Kale, Lettuce, Basil, Spring Onions, Chives, Dill, Zucchinis, Raspberries, Strawberries, Lemons, Limes, Rosemary, Swiss Chard, Tomatoes. 
Also available now is an interesting herb I've been growing called Epazote. Its used extensively in Mexican cooking for its unique flavour, but also because it has an interesting characteristic. It helps prevent gas (farts) from when you eat beans. It has a strong kerosene-like flavour fresh, but when cooked it has an appealing sort of earthy depth of flavour. Check it out & give it a go! 
I have just today harvested my first Tomato. I have a few varieties planted: Black Krim, Yellow Teardrop, Sweet 100, Red Roma, Beefsteaks plus a few other pop ups of unknown origin.


Roses have been flowering for over a month now and are now in peak bloom we have over 20 planted throughout the garden. Varieties include In Loving Memory, My Girl, Blackberry Nip, Amber Light, Metro, Freesia, Peace & Blue Moon.

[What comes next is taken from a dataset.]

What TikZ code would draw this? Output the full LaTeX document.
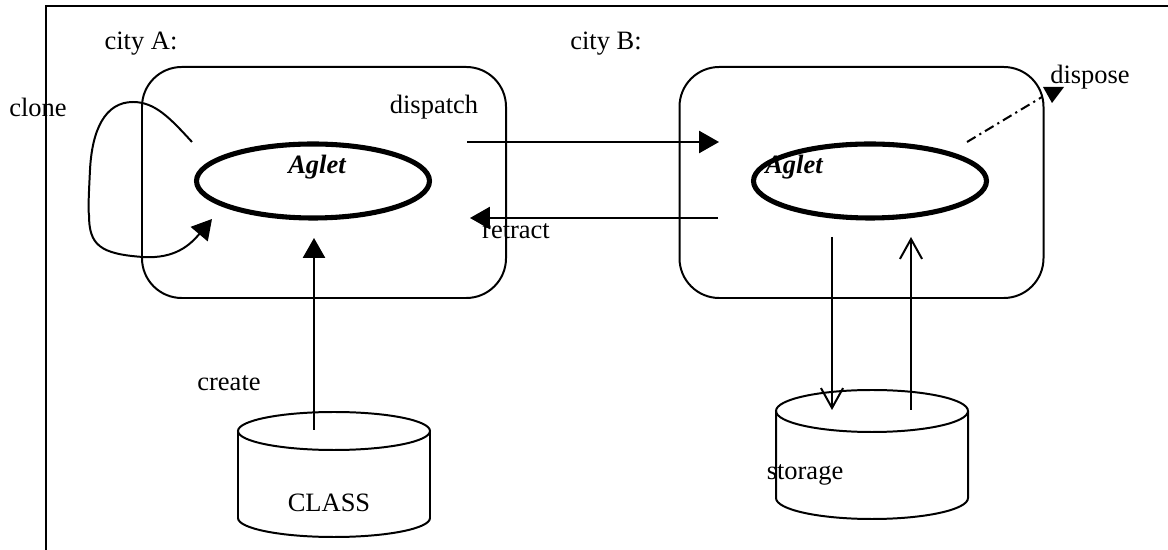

The Lavender Farm has really taken off. And although it is in its first year it is looking great with loads of flower spikes. I will need to add some more bark mulch this week which is working out great to cover the weedmat but also conserve moisture. We should have a decent first harvest soon.

Gardenias have just this week started to pop. And i have to say they are THE best smelling flower I've sniffed. Just a couple in a room will scent the whole room with its luscious aroma.

In other flower news: Hydrangeas, Hibiscus, Gladioli & Aqualegias are all out and looking stunning.



As far as fruit coming along little Blackcurrants, Figs, Grapes, Oranges, Peaches, Nectarines, Apples, are all growing by the day for harvest within the coming months. 



In Citrus news: Limes are starting to become available now with a few coming to ripeness. But it isn't really until March that they will reach peak-Margarita. All the Citrus have now flowered and set little fruitlets ready for winter harvests. I do however have one Meiwa Kumquat just about ready to enjoy which will be my first home grown kumquat to eat!